Sinopse
O filme conta uma história de
ficção sobre o drama de uma família portuguesa emigrada no Reino Unido, em
dificuldades e com trabalhos precários, que tenta recuperar a guarda dos
filhos, que lhe foram injustamente retirados pelos serviços sociais ingleses
por suspeitas de maus-tratos.
Opinião
por Artur Neves
“Listen” que em tradução livre
se pode assumir como; “Escute” é a primeira longa-metragem da atriz e agora
também realizadora portuguesa Ana Rocha de Sousa que foi distinguida no
Festival de Cinema de Veneza, em Itália com os prémios; “Leão de Futuro” para
primeiras obras e o prémio especial “Horizontes” atribuído pelo júri.

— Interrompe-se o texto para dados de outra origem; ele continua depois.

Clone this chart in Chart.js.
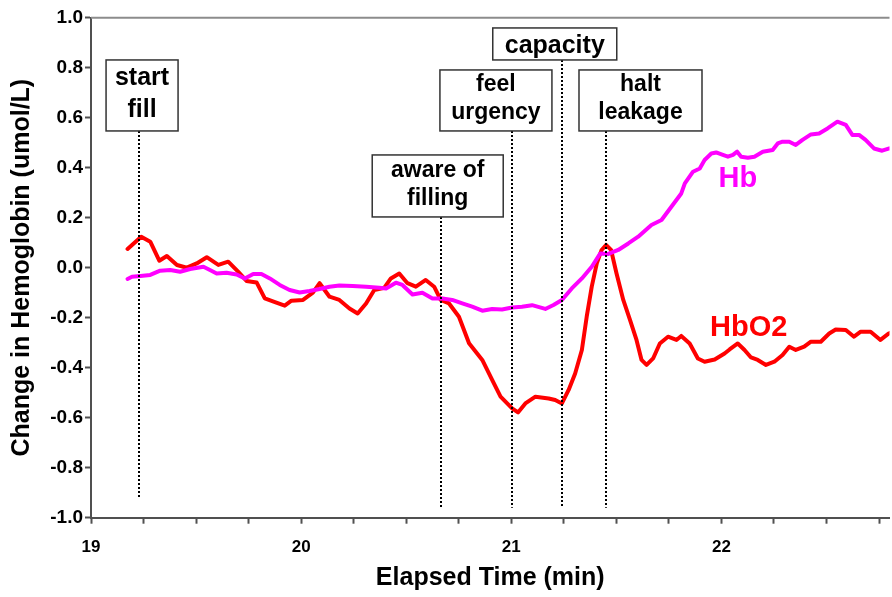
<!DOCTYPE html>
<html>
<head>
<meta charset="utf-8">
<script src="https://cdn.jsdelivr.net/npm/chart.js"></script>
<style>
  html, body { margin: 0; padding: 0; background: #fff; overflow: hidden; }
  #wrap { width: 892px; height: 597px; position: relative; }
</style>
</head>
<body>
<div id="wrap"><canvas id="hbChart"></canvas></div>
<script>
// elapsed time (min) and change in concentration (umol/L)
const hbo2Time = [
  19.174, 19.239, 19.282, 19.325, 19.361, 19.409, 19.456, 19.503, 19.551, 19.606,
  19.653, 19.700, 19.740, 19.788, 19.827, 19.882, 19.922, 19.954, 20.009, 20.056,
  20.088, 20.135, 20.182, 20.230, 20.269, 20.309, 20.348, 20.396, 20.427, 20.467,
  20.506, 20.546, 20.593, 20.633, 20.664, 20.704, 20.751, 20.799, 20.862, 20.909,
  20.949, 21.004, 21.032, 21.067, 21.115, 21.178, 21.209, 21.241, 21.273, 21.304,
  21.336, 21.359, 21.383, 21.407, 21.430, 21.451, 21.475, 21.501, 21.533, 21.565,
  21.596, 21.620, 21.644, 21.675, 21.707, 21.746, 21.786, 21.809, 21.849, 21.888,
  21.920, 21.968, 22.015, 22.039, 22.078, 22.110, 22.141, 22.173, 22.212, 22.252,
  22.291, 22.323, 22.354, 22.394, 22.426, 22.473, 22.513, 22.544, 22.592, 22.631,
  22.663, 22.710, 22.757, 22.797, 22.830
];
const hbo2Values = [
  0.075, 0.124, 0.104, 0.028, 0.047, 0.011, 0.000, 0.017, 0.042, 0.011,
  0.024, -0.016, -0.053, -0.059, -0.123, -0.140, -0.152, -0.132, -0.129, -0.100,
  -0.062, -0.116, -0.129, -0.163, -0.183, -0.143, -0.089, -0.080, -0.043, -0.023,
  -0.062, -0.076, -0.049, -0.076, -0.129, -0.143, -0.196, -0.302, -0.369, -0.449,
  -0.516, -0.563, -0.579, -0.543, -0.516, -0.523, -0.529, -0.543, -0.489, -0.423,
  -0.329, -0.196, -0.076, 0.017, 0.071, 0.091, 0.071, -0.023, -0.129, -0.209,
  -0.289, -0.369, -0.389, -0.363, -0.303, -0.276, -0.289, -0.273, -0.303, -0.363,
  -0.376, -0.367, -0.343, -0.327, -0.303, -0.329, -0.359, -0.369, -0.389, -0.376,
  -0.349, -0.316, -0.329, -0.316, -0.296, -0.296, -0.263, -0.247, -0.249, -0.276,
  -0.256, -0.256, -0.289, -0.263, -0.250
];

const hbTime = [
  19.174, 19.195, 19.235, 19.282, 19.329, 19.377, 19.424, 19.472, 19.535, 19.566,
  19.598, 19.645, 19.693, 19.732, 19.772, 19.811, 19.851, 19.898, 19.945, 19.993,
  20.040, 20.088, 20.135, 20.182, 20.245, 20.309, 20.372, 20.404, 20.451, 20.482,
  20.530, 20.577, 20.625, 20.672, 20.719, 20.767, 20.814, 20.862, 20.909, 20.956,
  21.004, 21.051, 21.099, 21.162, 21.201, 21.241, 21.288, 21.336, 21.383, 21.423,
  21.462, 21.509, 21.557, 21.604, 21.667, 21.715, 21.762, 21.809, 21.826, 21.865,
  21.897, 21.920, 21.952, 21.975, 22.007, 22.031, 22.055, 22.075, 22.094, 22.126,
  22.157, 22.197, 22.244, 22.268, 22.291, 22.323, 22.354, 22.386, 22.426, 22.465,
  22.505, 22.552, 22.592, 22.623, 22.655, 22.686, 22.726, 22.765, 22.799, 22.830
];
const hbValues = [
  -0.045, -0.036, -0.033, -0.029, -0.012, -0.009, -0.016, -0.005, 0.004, -0.009,
  -0.023, -0.020, -0.027, -0.043, -0.025, -0.025, -0.043, -0.069, -0.089, -0.099,
  -0.093, -0.085, -0.076, -0.071, -0.073, -0.076, -0.080, -0.083, -0.060, -0.069,
  -0.107, -0.100, -0.123, -0.123, -0.129, -0.143, -0.156, -0.172, -0.165, -0.167,
  -0.159, -0.156, -0.150, -0.165, -0.149, -0.129, -0.083, -0.043, 0.004, 0.057,
  0.055, 0.071, 0.097, 0.124, 0.171, 0.191, 0.244, 0.297, 0.337, 0.384,
  0.397, 0.431, 0.457, 0.461, 0.451, 0.444, 0.451, 0.464, 0.444, 0.440,
  0.444, 0.464, 0.471, 0.497, 0.504, 0.504, 0.491, 0.511, 0.533, 0.537,
  0.557, 0.584, 0.571, 0.531, 0.531, 0.511, 0.477, 0.468, 0.477, 0.480
];

// events marked on the trace
const markerTimes = [19.23, 20.664, 21.004, 21.241, 21.451];
const markerLabels = [["start", "fill"], ["aware of", "filling"], ["feel", "urgency"], ["capacity"], ["halt", "leakage"]];
const markerEnds = [-0.92, -0.96, -0.96, -0.96, -0.96];

const xTicks = [19, 19.25, 19.5, 19.75, 20, 20.25, 20.5, 20.75, 21, 21.25, 21.5, 21.75, 22, 22.25, 22.5, 22.75];
const yTicks = [-1.0, -0.8, -0.6, -0.4, -0.2, 0.0, 0.2, 0.4, 0.6, 0.8, 1.0];

const FONT = "'Liberation Sans', Arial, sans-serif";
const AXIS = "#505050";

// label box placement: centre time, top/bottom value, width px, font px
const boxStyle = [
  { cx: 19.243, top: 0.831, bottom: 0.547, w: 72, size: 25 },
  { cx: 20.650, top: 0.451, bottom: 0.203, w: 131, size: 23 },
  { cx: 20.927, top: 0.791, bottom: 0.547, w: 112, size: 23 },
  { cx: 21.207, top: 0.959, bottom: 0.831, w: 124, size: 25 },
  { cx: 21.615, top: 0.791, bottom: 0.547, w: 123, size: 23 }
];
const seriesTags = [
  { text: "Hb", x: 22.078, y: 0.324, color: "#ff00ff" },
  { text: "HbO2", x: 22.13, y: -0.275, color: "#ff0000" }
];

const markers = {
  id: "markers",
  afterDatasetsDraw(chart) {
    const { ctx, chartArea, scales: { x, y } } = chart;
    ctx.save();

    // top frame line
    ctx.strokeStyle = "#8c8c8c";
    ctx.lineWidth = 2;
    ctx.beginPath();
    ctx.moveTo(chartArea.left, chartArea.top);
    ctx.lineTo(chartArea.right, chartArea.top);
    ctx.stroke();

    markerTimes.forEach((t, i) => {
      const b = boxStyle[i];
      const lx = Math.round(x.getPixelForValue(t));
      const top = y.getPixelForValue(b.top);
      const bottom = y.getPixelForValue(b.bottom);
      const h = bottom - top;
      const left = x.getPixelForValue(b.cx) - b.w / 2;

      ctx.setLineDash([2, 2]);
      ctx.lineWidth = 2;
      ctx.strokeStyle = "#000";
      ctx.beginPath();
      ctx.moveTo(lx, Math.round(bottom));
      ctx.lineTo(lx, y.getPixelForValue(markerEnds[i]));
      ctx.stroke();

      ctx.setLineDash([]);
      ctx.fillStyle = "#fff";
      ctx.fillRect(left, top, b.w, h);
      ctx.strokeStyle = "#333";
      ctx.lineWidth = 1.5;
      ctx.strokeRect(left, top, b.w, h);

      ctx.fillStyle = "#000";
      ctx.font = "bold " + b.size + "px " + FONT;
      ctx.textAlign = "center";
      ctx.textBaseline = "alphabetic";
      const lines = markerLabels[i];
      const cx = left + b.w / 2;
      if (lines.length === 1) {
        ctx.fillText(lines[0], cx, top + h * 0.78);
      } else {
        ctx.fillText(lines[0], cx, top + h * 0.35);
        ctx.fillText(lines[1], cx, top + h * 0.8);
      }
    });

    seriesTags.forEach(s => {
      ctx.fillStyle = s.color;
      ctx.font = "bold 29px " + FONT;
      ctx.textAlign = "center";
      ctx.textBaseline = "alphabetic";
      ctx.fillText(s.text, x.getPixelForValue(s.x), y.getPixelForValue(s.y));
    });
    ctx.restore();
  }
};

const ctx = document.getElementById("hbChart").getContext("2d");

new Chart(ctx, {
  type: "line",
  data: {
    datasets: [
      {
        label: "Hb",
        data: hbTime.map((t, i) => ({ x: t, y: hbValues[i] })),
        borderColor: "#ff00ff",
        borderWidth: 4,
        pointRadius: 0,
        tension: 0,
        order: 0
      },
      {
        label: "HbO2",
        data: hbo2Time.map((t, i) => ({ x: t, y: hbo2Values[i] })),
        borderColor: "#ff0000",
        borderWidth: 4,
        pointRadius: 0,
        tension: 0,
        order: 1
      }
    ]
  },
  options: {
    responsive: true,
    maintainAspectRatio: false,
    animation: false,
    layout: { padding: { top: 17.7, left: 0, right: 0, bottom: 0 } },
    plugins: { legend: { display: false }, tooltip: { enabled: false } },
    elements: { line: { borderJoinStyle: "round", borderCapStyle: "round" } },
    scales: {
      x: {
        type: "linear",
        min: 19,
        max: 22.8,
        afterBuildTicks: s => { s.ticks = xTicks.map(v => ({ value: v })); },
        afterFit: s => { s.height = 79.3; },
        ticks: {
          autoSkip: false,
          maxRotation: 0,
          padding: 13,
          color: "#000",
          font: { family: FONT, size: 17, weight: "bold" },
          callback: v => (Number.isInteger(v) ? String(v) : "")
        },
        grid: { drawOnChartArea: false, tickLength: 6, tickWidth: 2, tickColor: AXIS },
        border: { color: AXIS, width: 2 },
        title: {
          display: true,
          text: "Elapsed Time (min)",
          color: "#000",
          font: { family: FONT, size: 25, weight: "bold" },
          padding: { top: 0, bottom: 4 }
        }
      },
      y: {
        min: -1,
        max: 1,
        afterBuildTicks: s => { s.ticks = yTicks.map(v => ({ value: v })); },
        afterFit: s => { s.width = 91; },
        ticks: {
          padding: 2,
          color: "#000",
          font: { family: FONT, size: 19, weight: "bold" },
          callback: v => v.toFixed(1)
        },
        grid: { drawOnChartArea: false, tickLength: 6, tickWidth: 2, tickColor: AXIS },
        border: { color: AXIS, width: 2 },
        title: {
          display: true,
          text: "Change in Hemoglobin (umol/L)",
          color: "#000",
          font: { family: FONT, size: 25, weight: "bold" },
          padding: { top: 7, bottom: 0 }
        }
      }
    }
  },
  plugins: [markers]
});
</script>
</body>
</html>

A sua
estreia nas salas portuguesas está prevista para o próximo dia 22 de Outubro.
Além das nomeações
mencionadas o filme recebeu também outros prémios paralelos, tais como; “Sorriso
Diverso Venezia”, pela sua abordagem a questões sociais e o prémio “Bisato
d’Oro de Melhor Realização”
Devo dizer ainda que embora
classificando o cinema português como generalizadamente medíocre e provinciano,
senti-me agradavelmente surpreendido (pela 2ª vez, registe-se, a primeira, foi
com o também recente filme “O Ano da Morte de Ricardo Reis”) com a qualidade e
dimensão humana desta história, na linha do argumento de Ken Loach, no seu “Eu,
Daniel Blake” de 2016, mas com um “sabor” português, amistoso e envolvente,
muito diferente da frieza crua e por vezes impessoal, do realizador britânico.
A história assenta numa
alteração das leis britânicas em 2014, relativamente à criação de instituições particulares
de solidariedade social (algo semelhante às nossas IPSS) a quem foi atribuída a
incumbência da proteção de menores encontrados em situações de pobreza extrema
e de maus tratos, com vista à sua adoção por famílias de acolhimento. O problema
reside em que essas instituições assumem os custos da educação dos menores até
à maioridade, através da participação financeira do estado Inglês, ficando eles
a gerir as despesas e constituindo-se como empresas de adoção, criando
condições em que o “superior interesse da criança” é o menos defendido e o mais
afetado.
Esta atitude apresenta-se
com mais premência aos emigrantes, decorrente da sua situação de inferioridade
no desconhecimento da língua e das leis vigentes no sistema social do Reino
Unido, também ele com múltiplas fragilidades. O filme acompanha assim o drama
de uma família portuguesa emigrada, a quem estas empresas, mandatadas pelos
serviços sociais e com cobertura legal, lhe retiram os três filhos menores por
alegadas suspeitas de maus tratos.
O que se segue é a tentava
de corte dos laços familiares, com visitas curtas e fortemente vigiadas entre
os pais e os filhos em processo de adoção forçada, reconhecida pela lei, onde discricionariamente
se impõem regras impossíveis de cumprir mas que dão origem à interrupção
compulsiva das visitas, acusações de maus tratos não fundamentadas, bem como
uma série de barreiras que apenas servem para cortar os laços dos filhos
cativos, aos seus progenitores. A esperança assenta numa organização clandestina
encabeçada por Ann Payne (Sophia Myles) que promove a justiça nos casos atendíveis.
A família é composta por
Bela (Lúcia Moniz) que defende muito bem o seu personagem, apresentando uma mãe
visivelmente angustiada e perturbada com o destino dos seus filhos, o pai, Jota
(Ruben Garcia) com um emprego precário e um verdadeiro estilo latino naquela
situação, e os filhos, dos quais destaco Lu (Maisie Sly) uma criança surda muda
de ar angelical que cumpre com segurança o seu personagem.
A representação é adulta,
convincente, sem hesitações nem falhas que lhe tirem credibilidade antecipando
outros voos se forem concedidas “asas” a esta promissora atriz que deixa aqui
uma consistente prova das suas competências de realização. A história não é
lamecha, contemplativa ou fatalista, como é apanágio de muitas das nossas
realizações e em todo o tempo não deixa questões em aberto que não sejam
respondidas. É cinema realista do melhor, gostei e recomendo sem reserva.